Exercise: Copy the lines below as they are; omit the images they contain.

Data:
⟨
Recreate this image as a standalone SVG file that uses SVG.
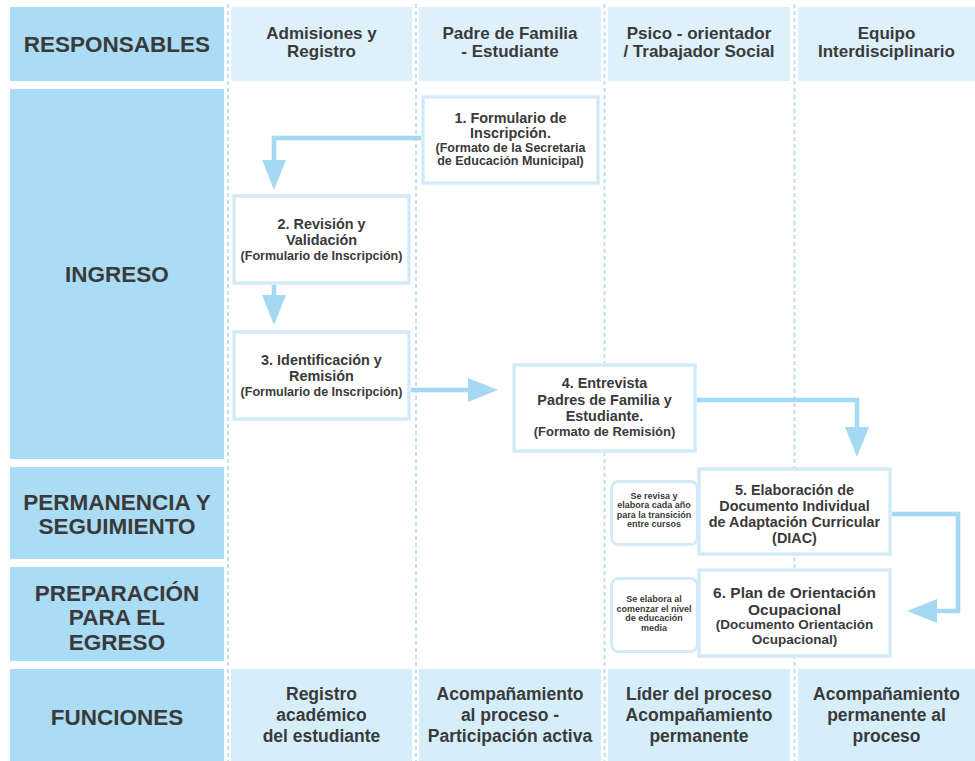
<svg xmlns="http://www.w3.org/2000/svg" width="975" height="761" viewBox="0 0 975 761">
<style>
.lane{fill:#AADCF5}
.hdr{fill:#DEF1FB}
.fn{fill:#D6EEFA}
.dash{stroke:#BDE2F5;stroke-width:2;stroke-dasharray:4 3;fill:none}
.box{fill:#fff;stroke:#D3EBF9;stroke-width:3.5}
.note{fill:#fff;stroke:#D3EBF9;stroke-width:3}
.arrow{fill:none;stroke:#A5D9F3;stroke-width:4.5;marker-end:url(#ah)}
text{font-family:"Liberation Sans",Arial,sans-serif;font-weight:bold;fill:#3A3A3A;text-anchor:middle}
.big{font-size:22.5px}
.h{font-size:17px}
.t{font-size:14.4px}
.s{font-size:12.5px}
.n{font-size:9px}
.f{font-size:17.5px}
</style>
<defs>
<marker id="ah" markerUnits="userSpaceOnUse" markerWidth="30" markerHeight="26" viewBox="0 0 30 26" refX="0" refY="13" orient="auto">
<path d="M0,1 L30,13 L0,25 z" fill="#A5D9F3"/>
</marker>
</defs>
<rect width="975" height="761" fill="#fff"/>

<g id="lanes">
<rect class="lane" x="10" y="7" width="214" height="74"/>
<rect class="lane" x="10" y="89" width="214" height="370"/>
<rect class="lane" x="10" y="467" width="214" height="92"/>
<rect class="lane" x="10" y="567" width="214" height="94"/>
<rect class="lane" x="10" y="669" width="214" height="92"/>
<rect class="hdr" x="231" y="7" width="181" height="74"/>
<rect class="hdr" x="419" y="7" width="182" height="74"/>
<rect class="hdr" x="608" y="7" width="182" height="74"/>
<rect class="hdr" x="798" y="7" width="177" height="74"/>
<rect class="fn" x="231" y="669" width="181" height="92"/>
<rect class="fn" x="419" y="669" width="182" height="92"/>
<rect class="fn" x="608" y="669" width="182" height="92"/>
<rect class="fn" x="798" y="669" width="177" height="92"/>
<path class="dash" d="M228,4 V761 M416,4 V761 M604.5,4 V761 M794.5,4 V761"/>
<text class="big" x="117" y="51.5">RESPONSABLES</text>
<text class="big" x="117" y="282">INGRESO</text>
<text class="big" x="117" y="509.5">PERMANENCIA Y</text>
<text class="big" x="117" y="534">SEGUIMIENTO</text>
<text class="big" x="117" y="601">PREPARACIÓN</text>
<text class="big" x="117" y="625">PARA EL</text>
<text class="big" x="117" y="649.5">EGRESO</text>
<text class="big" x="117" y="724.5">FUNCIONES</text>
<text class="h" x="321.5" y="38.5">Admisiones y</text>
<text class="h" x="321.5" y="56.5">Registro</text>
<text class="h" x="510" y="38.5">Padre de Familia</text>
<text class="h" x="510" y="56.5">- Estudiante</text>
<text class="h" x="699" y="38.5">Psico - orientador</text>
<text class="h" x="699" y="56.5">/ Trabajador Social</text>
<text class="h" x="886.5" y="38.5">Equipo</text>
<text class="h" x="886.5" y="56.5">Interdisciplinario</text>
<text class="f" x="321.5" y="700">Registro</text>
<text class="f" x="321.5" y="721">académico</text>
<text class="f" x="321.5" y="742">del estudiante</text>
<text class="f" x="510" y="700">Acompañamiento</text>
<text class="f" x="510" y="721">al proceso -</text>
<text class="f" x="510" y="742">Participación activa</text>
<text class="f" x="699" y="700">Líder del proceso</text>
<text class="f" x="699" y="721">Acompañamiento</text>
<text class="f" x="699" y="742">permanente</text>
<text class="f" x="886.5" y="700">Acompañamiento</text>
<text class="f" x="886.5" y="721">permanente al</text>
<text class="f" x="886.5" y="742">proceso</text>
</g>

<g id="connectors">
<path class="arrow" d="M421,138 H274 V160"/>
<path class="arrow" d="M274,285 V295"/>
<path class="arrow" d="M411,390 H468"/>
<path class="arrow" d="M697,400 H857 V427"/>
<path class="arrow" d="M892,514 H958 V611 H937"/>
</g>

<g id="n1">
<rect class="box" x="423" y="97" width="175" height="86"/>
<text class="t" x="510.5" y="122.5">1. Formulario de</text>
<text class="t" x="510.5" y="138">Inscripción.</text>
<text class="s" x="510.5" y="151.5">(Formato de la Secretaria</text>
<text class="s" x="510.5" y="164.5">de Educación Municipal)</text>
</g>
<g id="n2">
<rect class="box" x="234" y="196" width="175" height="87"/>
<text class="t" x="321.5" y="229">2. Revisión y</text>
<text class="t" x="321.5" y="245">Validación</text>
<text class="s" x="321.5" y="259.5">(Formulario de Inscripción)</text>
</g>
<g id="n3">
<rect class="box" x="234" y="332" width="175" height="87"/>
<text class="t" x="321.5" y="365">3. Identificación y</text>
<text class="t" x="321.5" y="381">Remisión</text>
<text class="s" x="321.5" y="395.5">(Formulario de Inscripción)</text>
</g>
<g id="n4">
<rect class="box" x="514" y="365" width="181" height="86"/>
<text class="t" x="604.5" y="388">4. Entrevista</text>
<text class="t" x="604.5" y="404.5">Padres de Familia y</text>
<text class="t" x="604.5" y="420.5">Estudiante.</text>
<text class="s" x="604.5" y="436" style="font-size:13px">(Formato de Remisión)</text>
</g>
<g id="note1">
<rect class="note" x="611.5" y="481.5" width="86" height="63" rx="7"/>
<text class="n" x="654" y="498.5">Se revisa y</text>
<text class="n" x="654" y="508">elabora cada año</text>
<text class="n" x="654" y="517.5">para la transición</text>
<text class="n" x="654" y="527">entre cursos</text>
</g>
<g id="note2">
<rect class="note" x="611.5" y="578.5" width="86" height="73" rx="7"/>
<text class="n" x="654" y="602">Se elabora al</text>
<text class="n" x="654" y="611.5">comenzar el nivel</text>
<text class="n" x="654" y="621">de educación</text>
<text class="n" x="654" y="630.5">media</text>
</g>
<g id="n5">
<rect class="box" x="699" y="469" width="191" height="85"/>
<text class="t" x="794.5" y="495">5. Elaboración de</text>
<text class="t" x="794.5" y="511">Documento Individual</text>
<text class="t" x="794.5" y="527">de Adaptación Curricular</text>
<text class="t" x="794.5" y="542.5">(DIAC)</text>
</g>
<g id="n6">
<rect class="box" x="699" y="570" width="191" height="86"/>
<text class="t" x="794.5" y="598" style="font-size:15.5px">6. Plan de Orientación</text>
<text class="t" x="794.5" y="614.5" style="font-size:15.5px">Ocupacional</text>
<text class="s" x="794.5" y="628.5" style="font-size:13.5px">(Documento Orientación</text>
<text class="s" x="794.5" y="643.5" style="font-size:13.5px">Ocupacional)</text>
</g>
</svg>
⟩
Answer below:
Recreate this image as a standalone SVG file that uses SVG.
<svg xmlns="http://www.w3.org/2000/svg" width="975" height="761" viewBox="0 0 975 761">
<style>
.lane{fill:#AADCF5}
.hdr{fill:#DEF1FB}
.fn{fill:#D6EEFA}
.dash{stroke:#BDE2F5;stroke-width:2;stroke-dasharray:4 3;fill:none}
.box{fill:#fff;stroke:#D3EBF9;stroke-width:3.5}
.note{fill:#fff;stroke:#D3EBF9;stroke-width:3}
.arrow{fill:none;stroke:#A5D9F3;stroke-width:4.5;marker-end:url(#ah)}
text{font-family:"Liberation Sans",Arial,sans-serif;font-weight:bold;fill:#3A3A3A;text-anchor:middle}
.big{font-size:22.5px}
.h{font-size:17px}
.t{font-size:14.4px}
.s{font-size:12.5px}
.n{font-size:9px}
.f{font-size:17.5px}
</style>
<defs>
<marker id="ah" markerUnits="userSpaceOnUse" markerWidth="30" markerHeight="26" viewBox="0 0 30 26" refX="0" refY="13" orient="auto">
<path d="M0,1 L30,13 L0,25 z" fill="#A5D9F3"/>
</marker>
</defs>
<rect width="975" height="761" fill="#fff"/>

<g id="lanes">
<rect class="lane" x="10" y="7" width="214" height="74"/>
<rect class="lane" x="10" y="89" width="214" height="370"/>
<rect class="lane" x="10" y="467" width="214" height="92"/>
<rect class="lane" x="10" y="567" width="214" height="94"/>
<rect class="lane" x="10" y="669" width="214" height="92"/>
<rect class="hdr" x="231" y="7" width="181" height="74"/>
<rect class="hdr" x="419" y="7" width="182" height="74"/>
<rect class="hdr" x="608" y="7" width="182" height="74"/>
<rect class="hdr" x="798" y="7" width="177" height="74"/>
<rect class="fn" x="231" y="669" width="181" height="92"/>
<rect class="fn" x="419" y="669" width="182" height="92"/>
<rect class="fn" x="608" y="669" width="182" height="92"/>
<rect class="fn" x="798" y="669" width="177" height="92"/>
<path class="dash" d="M228,4 V761 M416,4 V761 M604.5,4 V761 M794.5,4 V761"/>
<text class="big" x="117" y="51.5">RESPONSABLES</text>
<text class="big" x="117" y="282">INGRESO</text>
<text class="big" x="117" y="509.5">PERMANENCIA Y</text>
<text class="big" x="117" y="534">SEGUIMIENTO</text>
<text class="big" x="117" y="601">PREPARACIÓN</text>
<text class="big" x="117" y="625">PARA EL</text>
<text class="big" x="117" y="649.5">EGRESO</text>
<text class="big" x="117" y="724.5">FUNCIONES</text>
<text class="h" x="321.5" y="38.5">Admisiones y</text>
<text class="h" x="321.5" y="56.5">Registro</text>
<text class="h" x="510" y="38.5">Padre de Familia</text>
<text class="h" x="510" y="56.5">- Estudiante</text>
<text class="h" x="699" y="38.5">Psico - orientador</text>
<text class="h" x="699" y="56.5">/ Trabajador Social</text>
<text class="h" x="886.5" y="38.5">Equipo</text>
<text class="h" x="886.5" y="56.5">Interdisciplinario</text>
<text class="f" x="321.5" y="700">Registro</text>
<text class="f" x="321.5" y="721">académico</text>
<text class="f" x="321.5" y="742">del estudiante</text>
<text class="f" x="510" y="700">Acompañamiento</text>
<text class="f" x="510" y="721">al proceso -</text>
<text class="f" x="510" y="742">Participación activa</text>
<text class="f" x="699" y="700">Líder del proceso</text>
<text class="f" x="699" y="721">Acompañamiento</text>
<text class="f" x="699" y="742">permanente</text>
<text class="f" x="886.5" y="700">Acompañamiento</text>
<text class="f" x="886.5" y="721">permanente al</text>
<text class="f" x="886.5" y="742">proceso</text>
</g>

<g id="connectors">
<path class="arrow" d="M421,138 H274 V160"/>
<path class="arrow" d="M274,285 V295"/>
<path class="arrow" d="M411,390 H468"/>
<path class="arrow" d="M697,400 H857 V427"/>
<path class="arrow" d="M892,514 H958 V611 H937"/>
</g>

<g id="n1">
<rect class="box" x="423" y="97" width="175" height="86"/>
<text class="t" x="510.5" y="122.5">1. Formulario de</text>
<text class="t" x="510.5" y="138">Inscripción.</text>
<text class="s" x="510.5" y="151.5">(Formato de la Secretaria</text>
<text class="s" x="510.5" y="164.5">de Educación Municipal)</text>
</g>
<g id="n2">
<rect class="box" x="234" y="196" width="175" height="87"/>
<text class="t" x="321.5" y="229">2. Revisión y</text>
<text class="t" x="321.5" y="245">Validación</text>
<text class="s" x="321.5" y="259.5">(Formulario de Inscripción)</text>
</g>
<g id="n3">
<rect class="box" x="234" y="332" width="175" height="87"/>
<text class="t" x="321.5" y="365">3. Identificación y</text>
<text class="t" x="321.5" y="381">Remisión</text>
<text class="s" x="321.5" y="395.5">(Formulario de Inscripción)</text>
</g>
<g id="n4">
<rect class="box" x="514" y="365" width="181" height="86"/>
<text class="t" x="604.5" y="388">4. Entrevista</text>
<text class="t" x="604.5" y="404.5">Padres de Familia y</text>
<text class="t" x="604.5" y="420.5">Estudiante.</text>
<text class="s" x="604.5" y="436" style="font-size:13px">(Formato de Remisión)</text>
</g>
<g id="note1">
<rect class="note" x="611.5" y="481.5" width="86" height="63" rx="7"/>
<text class="n" x="654" y="498.5">Se revisa y</text>
<text class="n" x="654" y="508">elabora cada año</text>
<text class="n" x="654" y="517.5">para la transición</text>
<text class="n" x="654" y="527">entre cursos</text>
</g>
<g id="note2">
<rect class="note" x="611.5" y="578.5" width="86" height="73" rx="7"/>
<text class="n" x="654" y="602">Se elabora al</text>
<text class="n" x="654" y="611.5">comenzar el nivel</text>
<text class="n" x="654" y="621">de educación</text>
<text class="n" x="654" y="630.5">media</text>
</g>
<g id="n5">
<rect class="box" x="699" y="469" width="191" height="85"/>
<text class="t" x="794.5" y="495">5. Elaboración de</text>
<text class="t" x="794.5" y="511">Documento Individual</text>
<text class="t" x="794.5" y="527">de Adaptación Curricular</text>
<text class="t" x="794.5" y="542.5">(DIAC)</text>
</g>
<g id="n6">
<rect class="box" x="699" y="570" width="191" height="86"/>
<text class="t" x="794.5" y="598" style="font-size:15.5px">6. Plan de Orientación</text>
<text class="t" x="794.5" y="614.5" style="font-size:15.5px">Ocupacional</text>
<text class="s" x="794.5" y="628.5" style="font-size:13.5px">(Documento Orientación</text>
<text class="s" x="794.5" y="643.5" style="font-size:13.5px">Ocupacional)</text>
</g>
</svg>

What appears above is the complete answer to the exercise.